The subtitle of Ben Yagoda’s latest book calls to mind the title of Nelson George’s 1988 book, The Death of Rhythm & Blues. The resemblance goes beyond that: neither book is really actually an obituary. In order to discuss the “death” of a type of music, both authors opted to offer compelling cases as to what made the music great in the first place. The paths to their conclusions are circuitous, sometimes distractingly so. It’s enough to make you think that The B‑Side could well have been subtitled “Brief biographical sketches of many great American songwriters and other delightful stories that pertain to them.” Or simply: “There’s a lot of great music out there.”
Nevertheless, there is much to recommend Yagoda’s book. He offers fresh insights into an industry that was once compartmentalized— dependent, among other things, on skilled songwriters such as Irving Berlin and Cole Porter to provide fresh songs. The music business was turned on its head soon after the end of World War II; within a generation, youth reigned supreme and much of the focus was on people like Bob Dylan, Chuck Berry, and The Beatles, who sought to be the complete package (songwriters, singers, musicians, etc.).
All of this was polarizing and had widespread consequences for the music biz: More immediacy, more regionalism, more sexuality, more diversity, but less professionalism. And a lot of the new songs simply weren’t as easy to hum. The changeover was not instant or uncontested, nor was it without bitter complaint and suggestions that the youthful audience was being cheated and/or brainwashed. (“Rock ‘n’ roll smells phony and false,” Frank Sinatra said. “It is sung, played and written for the most part by cretinous goons.”) Yagoda walks the reader through this battle for the artistic soul.

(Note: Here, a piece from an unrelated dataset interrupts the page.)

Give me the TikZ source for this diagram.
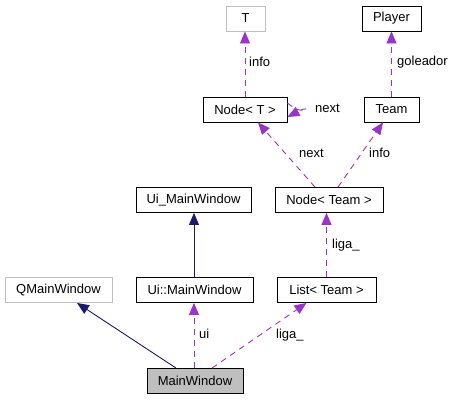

The author is knowledgeable, thorough, and even-handed. Yagoda capably digs out great quotes and anecdotes while also incorporating explanations of larger trends, including how structural and technical changes in the industry had an impact on popular music. Unless a reader comes in hoping for a linear, lopsided ode to the virtues of the good old days, he or she will get a lot out of this complex, detailed, and thought-provoking book. Bibliography, footnotes.